President Barack Obama, on his last appearance on The Daily Show
This is worth pondering.
We seem to live and die by the progress and success of this quarter, this month, this week, this day… this hour. The internet era seems to have shrunk the demand-for-success-schedule on the calendar to even smaller increments.
The news this morning, as I write this, is the disappointment in Apple’s earnings report. Yet, they still surpassed the same quarter last year, and they really are doing just… well, it looks pretty successful to me.
In Great by Choice: Uncertainty, Chaos, and Luck — Why Some Thrive Despite Them All by Jim Collins, Mr. Collins felt he had to defend his “low” rating for Apple from his earlier writings. Here’s what he wrote:
Regarding the selection of Apple as a comparison case, we’re aware that as of this writing in 2011, Apple stands as one of the most impressive comeback stories of all time. Our research lens for the Microsoft-versus-Apple contest focused on the 1980s and 1990s, when Microsoft won big and Apple nearly killed itself. Companies can indeed change over time, from comparison to 10X, and vice versa. It is always possible to go from good to great.
And, here’s what I think. In Great by Choice, Mr. Collins describes in great detail the 20 Mile March, the discipline practiced by Roald Amundsen and his team as they prepared to make their trek to the South Pole. My observation – maybe Apple was just as “great” in those comparison years, before the “success” was achieved. If you think about Collins’ argument/analogy, Roald Amundsen would not have made his list as a “great” example until he reached the South Pole. But the years he and his team spent “getting ready” were clearly as important as the year he actually made the journey. Clearly, they were as “great” getting ready as they were when they finally arrived, don’t you think?
So, in other words, maybe Jim Collins needs to adjust his definitions, his metrics, of “great.”
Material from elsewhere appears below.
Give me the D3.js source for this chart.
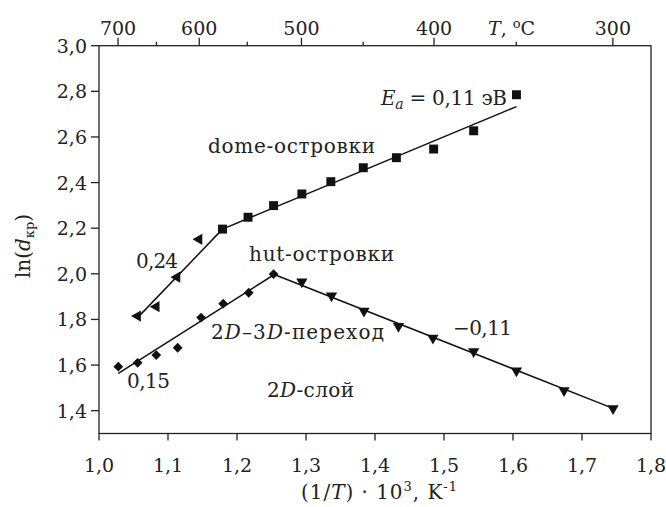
<!DOCTYPE html>
<html><head><meta charset="utf-8">
<script src="https://cdn.jsdelivr.net/npm/d3@7"></script>
<style>body{margin:0;background:#fff}svg{display:block}</style>
</head><body><svg id="c" width="666" height="507" font-family="'DejaVu Serif', serif"></svg>
<script>
// data
const domeX = [1.179,1.216,1.253,1.294,1.336,1.383,1.431,1.485,1.543,1.605];
const domeY = [2.196,2.248,2.299,2.350,2.404,2.465,2.509,2.547,2.627,2.785];
const leftTriX = [1.056,1.083,1.113,1.145];
const leftTriY = [1.815,1.856,1.985,2.151];
const hutX = [1.028,1.056,1.083,1.114,1.148,1.180,1.217,1.253];
const hutY = [1.593,1.610,1.644,1.676,1.808,1.869,1.917,1.999];
const downTriX = [1.294,1.337,1.384,1.434,1.484,1.543,1.605,1.674,1.745];
const downTriY = [1.965,1.904,1.837,1.770,1.719,1.659,1.575,1.488,1.410];
const fitDome = [[1.179,2.196],[1.605,2.733]];
const fitLeft = [[1.056,1.808],[1.179,2.196]];
const fitHut = [[1.028,1.564],[1.254,1.997]];
const fitDown = [[1.254,1.997],[1.745,1.410]];
const xTicks = [1.0,1.1,1.2,1.3,1.4,1.5,1.6,1.7,1.8];
const yTicks = [1.4,1.6,1.8,2.0,2.2,2.4,2.6,2.8,3.0];
const topMajorC = [700,600,500,400,300];
const topMinorC = [650,550,450,350];

const svg = d3.select("#c");
const L=99,R=651,T=45.7,B=433.5;
const x = d3.scaleLinear().domain([1.0,1.8]).range([L,R]);
const y = d3.scaleLinear().domain([1.3,3.0]).range([B,T]);
const fmt = d => d.toFixed(1).replace(".", ",");
const inv = c => 1000/(c+273.15);
const FS = 19, LFS = 20;
const INK = "#222";

function fitWidth(t, w){
  const n = t.text().length;
  const cur = t.node().getComputedTextLength();
  if(n>1) t.attr("letter-spacing", ((w-cur)/(n-1)).toFixed(2));
}

// frame
svg.append("rect").attr("x",L).attr("y",T).attr("width",R-L).attr("height",B-T)
  .attr("fill","none").attr("stroke",INK).attr("stroke-width",1.3);

// bottom axis
xTicks.forEach(v=>{
  svg.append("line").attr("x1",x(v)).attr("x2",x(v)).attr("y1",B).attr("y2",B+7).attr("stroke",INK).attr("stroke-width",1.3);
  svg.append("text").attr("x",x(v)).attr("y",B+38).attr("text-anchor","middle").attr("font-size",FS).attr("fill",INK).text(fmt(v));
});
// left axis
yTicks.forEach(v=>{
  svg.append("line").attr("x1",L-8).attr("x2",L).attr("y1",y(v)).attr("y2",y(v)).attr("stroke",INK).attr("stroke-width",1.3);
  svg.append("text").attr("x",L-12).attr("y",y(v)+7).attr("text-anchor","end").attr("font-size",FS).attr("fill",INK).text(fmt(v));
});
// top axis
topMajorC.forEach(c=>{
  svg.append("line").attr("x1",x(inv(c))).attr("x2",x(inv(c))).attr("y1",T).attr("y2",T-8).attr("stroke",INK).attr("stroke-width",1.3);
  svg.append("text").attr("x",x(inv(c))).attr("y",T-11).attr("text-anchor","middle").attr("font-size",FS).attr("fill",INK).text(c);
});
topMinorC.forEach(c=>{
  svg.append("line").attr("x1",x(inv(c))).attr("x2",x(inv(c))).attr("y1",T).attr("y2",T-4).attr("stroke",INK).attr("stroke-width",1.3);
});
const tl = svg.append("text").attr("x",488).attr("y",T-11).attr("font-size",FS).attr("fill",INK);
tl.append("tspan").attr("font-style","italic").text("T");
tl.append("tspan").text(", ");
tl.append("tspan").attr("font-size",13).attr("dy",-7).text("o");
tl.append("tspan").attr("dy",7).text("C");

// axis titles
const xt = svg.append("text").attr("x",301).attr("y",499).attr("font-size",LFS).attr("fill",INK);
xt.append("tspan").text("(1/");
xt.append("tspan").attr("font-style","italic").text("T");
xt.append("tspan").text(") · 10");
xt.append("tspan").attr("font-size",13).attr("dy",-8).text("3");
xt.append("tspan").attr("dy",8).text(", K");
xt.append("tspan").attr("font-size",13).attr("dy",-8).text("-1");
fitWidth(xt,156);

const yt = svg.append("text").attr("transform","translate(30,246) rotate(-90)").attr("text-anchor","middle").attr("font-size",LFS).attr("fill",INK);
yt.append("tspan").text("ln(");
yt.append("tspan").attr("font-style","italic").text("d");
yt.append("tspan").attr("font-size",13).attr("dy",4).text("кр");
yt.append("tspan").attr("dy",-4).text(")");

// fit lines
const line = d3.line().x(d=>x(d[0])).y(d=>y(d[1]));
[fitDome,fitLeft,fitHut,fitDown].forEach(f=>{
  svg.append("path").attr("d",line(f)).attr("fill","none").attr("stroke","#111").attr("stroke-width",1.5);
});

// markers
function pts(xs,ys,type,size,rot){
  const sym = d3.symbol().type(type).size(size);
  svg.append("g").selectAll("path").data(xs.map((v,i)=>[v,ys[i]])).join("path")
    .attr("d",sym).attr("fill","#111")
    .attr("transform",d=>`translate(${x(d[0])},${y(d[1])}) rotate(${rot})`);
}
pts(domeX,domeY,d3.symbolSquare,80,0);
pts(leftTriX,leftTriY,d3.symbolTriangle,55,-90);
pts(hutX,hutY,d3.symbolSquare,48,45);
pts(downTriX,downTriY,d3.symbolTriangle,55,180);

// annotations
function lab(xp,yp,parts,w){
  const t = svg.append("text").attr("x",xp).attr("y",yp).attr("font-size",LFS).attr("fill",INK);
  parts.forEach(p=>{
    const s=t.append("tspan").text(p[0]);
    if(p[1]==="i") s.attr("font-style","italic");
    if(p[1]==="sub") s.attr("font-style","italic").attr("font-size",14).attr("dy",4);
    if(p[1]==="back") s.attr("dy",-4);
  });
  if(w) fitWidth(t,w);
  return t;
}
lab(381,105,[["E","i"],["a","sub"],[" = 0,11 эВ","back"]],126);
lab(208,153,[["dome-островки"]],167);
lab(249,261,[["hut-островки"]],145);
lab(136,268,[["0,24"]],42);
lab(127,388,[["0,15"]],43);
lab(211,339,[["2","n"],["D","i"],["–3","n"],["D","i"],["-переход","n"]],173);
lab(267,397,[["2","n"],["D","i"],["-слой","n"]],87);
lab(453,335,[["−0,11"]],59);
</script></body></html>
Maybe Apple was “getting ready” in the years they were eclipsed by Microsoft. And, maybe, they were a great company in those years also.
Maybe successful business requires: getting ready; then cashing in; then getting ready for the next challenge; and then, cashing in again.
I don’t know if Apple is about to leap forward again (with a car?; a tv?: the next iteration of the Apple Watch?), or if, in fact, their Apple is tarnished.
But I do think this – this fixation on this quarter’s, this month’s, this week’s, this hour’s success is maybe not always that productive. Maybe a company does not have to hit the numbers in time to make Jim Collins’ next list of great companies to prove that they are successful. Maybe some companies are working on a longer time horizon than Mr. Collins’ publishing schedule.
Or, to –paraphrase President Obama, maybe early work bears fruit later.